Baring any major shifts in the next 12 days, we project that President Muhammadu Buhari would win the 2019 presidential election handily.
The election comes up on Saturday, February 16, 2019.
This forecast is not based on a scientific poll. It is the result of observations and wide-ranging interviews by our political editors and senior correspondents across the country.
We estimate that the president will win with about 60% of the votes, with an error margin of plus or minus 5%.
From our field work, our Board of Editors found out that the PDP has been unsuccessful in making the presidential election a referendum on the president the way the new APC did on President Goodluck Jonathan in the 2015 presidential election.
Instead, the APC has successfully branded the PDP and its presidential candidate as a nightmare, creating the impression that PDP still represents a past of corruption, plunder and misrule. It would have helped the PDP a great deal if it had rebranded with a new name.
The APC’s message appears to have been particularly successful in the rural areas, where many voters still associate the PDP with a sordid record of corruption and “money sharing”.
Though job concerns ranked high among voters in the rural areas, the progress made by the Buhari administration in agriculture and the various financial inclusion programmes targeted at increased food sufficiency, also appear to have provided some comfort, blunting the PDP’s negative campaign on job losses and claims of widespread poverty.
We also discovered that the PDP presidential candidate has been unable to effectively split the votes of the Muslim North with PMB, thus giving the president a huge head start.
Atiku’s credentials as a Fulani and northerner – the same with Buhari – were widely expected to split the vote right down the middle, but field interviews indicated that this has not been the case.
Findings indicated that apart from ethnic affinity, voters were also looking for a candidate that they could trust, giving Buhari a clear edge.
The president has a stronghold on the North West, and surprisingly nearly so also in the North East where Atiku was expected to beat him.

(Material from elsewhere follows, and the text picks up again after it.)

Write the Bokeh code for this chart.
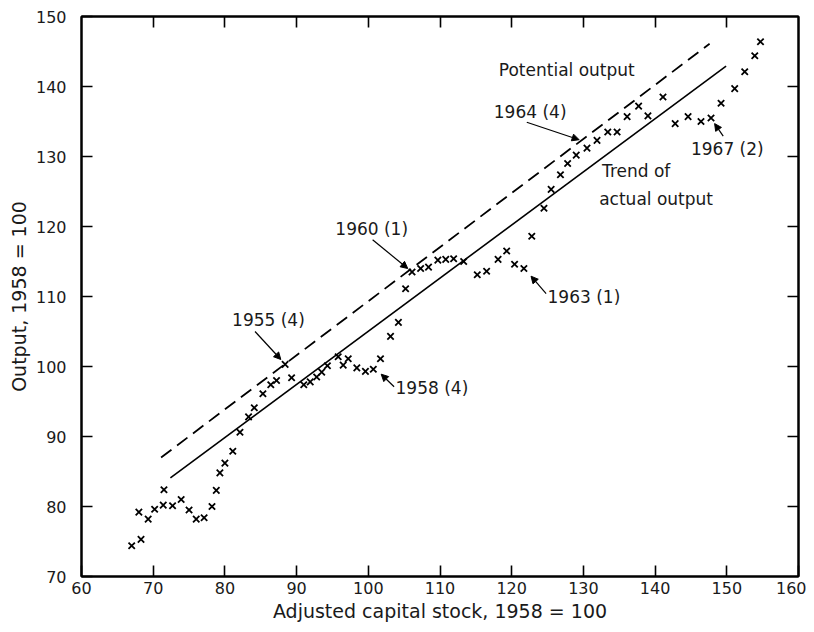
from bokeh.plotting import figure
from bokeh.models import (LinearAxis, FixedTicker, Range1d, Label, Arrow,
                          NormalHead, ColumnDataSource, CustomJSTickFormatter)
from bokeh.embed import file_html
from bokeh.resources import INLINE

# ---- data ----
capital = [67.0, 68.3, 68.0, 69.3, 70.2, 71.4, 71.5, 72.7, 73.9, 75.0, 76.0,
           77.1, 78.2, 78.8, 79.3, 80.0, 81.1, 82.1, 83.3, 84.1, 85.3, 86.4,
           87.2, 88.4, 89.3, 91.0, 91.9, 92.8, 93.5, 94.3, 95.8, 96.5, 97.2,
           98.4, 99.6, 100.7, 101.7, 103.1, 104.2, 105.2, 106.1, 107.3, 108.4,
           109.7, 110.8, 111.9, 113.3, 115.2, 116.5, 118.1, 119.3, 120.4, 121.7,
           122.8, 124.5, 125.5, 126.8, 127.8, 129.0, 130.5, 131.9, 133.4, 134.7,
           136.1, 137.7, 139.0, 141.1, 142.8, 144.6, 146.4, 147.8, 149.2, 151.1,
           152.5, 153.9, 154.7]
output = [74.4, 75.3, 79.2, 78.2, 79.6, 80.2, 82.4, 80.1, 81.0, 79.5, 78.2,
          78.4, 80.0, 82.3, 84.8, 86.2, 87.9, 90.6, 92.8, 94.1, 96.1, 97.4,
          98.0, 100.3, 98.4, 97.4, 97.8, 98.5, 99.2, 100.1, 101.4, 100.2, 101.1,
          99.8, 99.3, 99.6, 101.1, 104.3, 106.3, 111.1, 113.5, 114.0, 114.2,
          115.2, 115.3, 115.4, 115.0, 113.1, 113.6, 115.3, 116.5, 114.6, 114.0,
          118.6, 122.6, 125.3, 127.4, 129.0, 130.2, 131.2, 132.3, 133.5, 133.5,
          135.7, 137.2, 135.8, 138.5, 134.7, 135.7, 135.0, 135.5, 137.6, 139.7,
          142.1, 144.4, 146.4]

potential_x = [71.1, 147.6]
potential_y = [87.0, 146.1]
trend_x = [72.4, 149.9]
trend_y = [84.1, 142.9]

x_ticks = [60, 70, 80, 90, 100, 110, 120, 130, 140, 150, 160]
y_ticks = [70, 80, 90, 100, 110, 120, 130, 140, 150]

FONT = "DejaVu Sans"
TICK_FS = "16px"
LABEL_FS = "19px"
ANN_FS = "17px"
INK = "#1a1a1a"

p = figure(width=806, height=624, output_backend="svg", toolbar_location=None,
           x_range=Range1d(60, 160), y_range=Range1d(70, 150),
           min_border_left=81, min_border_right=8, min_border_top=16,
           min_border_bottom=47)
p.background_fill_color = "white"
p.border_fill_color = "white"
p.outline_line_color = "black"
p.outline_line_width = 2
p.xgrid.visible = False
p.ygrid.visible = False

def style(ax, ticks, labels=True):
    ax.ticker = FixedTicker(ticks=ticks)
    ax.axis_line_color = "black"
    ax.axis_line_width = 2
    ax.major_tick_in = 11
    ax.major_tick_out = 0
    ax.major_tick_line_width = 1.6
    ax.minor_tick_line_color = None
    ax.major_label_text_font = FONT
    ax.major_label_text_color = INK
    ax.major_label_text_font_size = TICK_FS
    if not labels:
        ax.formatter = CustomJSTickFormatter(code="return ''")
        ax.major_label_standoff = 0

style(p.xaxis[0], x_ticks)
style(p.yaxis[0], y_ticks)
p.xaxis[0].major_label_standoff = 5
p.yaxis[0].major_label_standoff = 15
p.xaxis[0].axis_label = "Adjusted capital stock, 1958 = 100"
p.yaxis[0].axis_label = "Output, 1958 = 100"
for ax in (p.xaxis[0], p.yaxis[0]):
    ax.axis_label_text_font = FONT
    ax.axis_label_text_font_size = LABEL_FS
    ax.axis_label_text_font_style = "normal"
    ax.axis_label_text_color = INK
p.xaxis[0].axis_label_standoff = 3
p.yaxis[0].axis_label_standoff = 3

top = LinearAxis()
style(top, x_ticks[1:-1], labels=False)
p.add_layout(top, "above")
right = LinearAxis()
style(right, y_ticks[1:-1], labels=False)
p.add_layout(right, "right")

# trend lines
p.line(potential_x, potential_y, line_color="black", line_width=1.8,
       line_dash="13 7")
p.line(trend_x, trend_y, line_color="black", line_width=1.6)

# data points
src = ColumnDataSource(dict(x=capital, y=output))
p.scatter("x", "y", source=src, marker="x", size=9, line_width=1.8,
          line_color="black")

# annotations
texts = [
    ("Potential output", 118.2, 142.3),
    ("1964 (4)", 117.5, 136.3),
    ("1960 (1)", 95.4, 119.6),
    ("1963 (1)", 125.0, 109.9),
    ("1958 (4)", 103.8, 96.9),
    ("1955 (4)", 81.0, 106.6),
    ("Trend of", 132.6, 128.0),
    ("actual output", 132.2, 124.0),
    ("1967 (2)", 145.0, 131.1),
]
for t, x, y in texts:
    p.add_layout(Label(x=x, y=y, text=t, text_font=FONT, text_font_size=ANN_FS,
                       text_baseline="middle", text_align="left",
                       text_color=INK))

arrows = [
    (122.1, 134.9, 129.4, 132.4),
    (100.6, 118.1, 105.5, 114.0),
    (124.8, 110.4, 122.7, 112.9),
    (103.6, 97.1, 101.8, 98.9),
    (84.2, 105.0, 87.8, 101.0),
    (149.5, 132.9, 148.3, 134.7),
]
for x0, y0, x1, y1 in arrows:
    p.add_layout(Arrow(end=NormalHead(size=7, fill_color="black",
                                      line_color="black"),
                       x_start=x0, y_start=y0, x_end=x1, y_end=y1,
                       line_width=1.2, line_color="black"))

open("out.html", "w").write(file_html(p, INLINE))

From our findings, PMB will defeat Atiku in Adamawa State, his home state, where the PDP candidate and his protegees have consistently lost both in party primaries and main elections since 2003.
But Atiku would win in Taraba State partly because the exit of Aisha Alhassan, the former minister of Women Affairs from APC greatly weakened the party.
The North Central Zone is a mixed grill where Atiku was expected to do well turning the contest into a referendum on PMB, as many of the people there still blame the president for not taking a decisive action in the cattle herdsmen/farmers crisis.
Atiku is expected to win Plateau State. He should have been able to pick Benue State but the APC has successfully made the Benue struggle a fight between Senator George Akume, the most powerful politician in Tiv land today and Governor Samuel Ioraer Ortom who appears weak. That makes Benue State too close to call.
There would be a titanic struggle in Kogi State but the president is expected to win.
Kwara State will be the most important place to watch. The Stakes are high for both sides. Saraki would do everything to retain “ownership” of the state but the APC appears to have taken winning the state very personal. A strong indication that the tide was turning against the Saraki dynasty was the bye-election into the Kwara South Federal constituency last year, which was won by the APC. Kwara State therefore is too close to call.
Nasarawa is also too close to call. PMB will win in the FCT and win nearly the entire votes in Niger State.
PMB will win easily in all the six states of the South West. Adding the northern votes to the South West alone without the other zones, the president would have already won the election. That was the scenario in the 2015 presidential election.
But there is a tectonic shift in the South East and South South. PMB will get 40% in Akwa Ibom State and more than the required 25% in Cross River and Delta States. The president has a slight advantage over Atiku in Edo State. Atiku will clearly win in Rivers and Bayelsa States.
It should have been a massacre against the APC in the South East all things considered, but Atiku has been unable to get the loyalty of the South East governors. Peter Obi appears to be his achilles heel in South East. The biggest names in South East politics appear to be working for PMB behind the scenes. Thus the president is expected to get up to 40% in Anambra, Abia, Ebonyi, Imo and Enugu States.
But a week is a long time in politics. A lot can still happen. That would depend on the parties and their presidential candidates.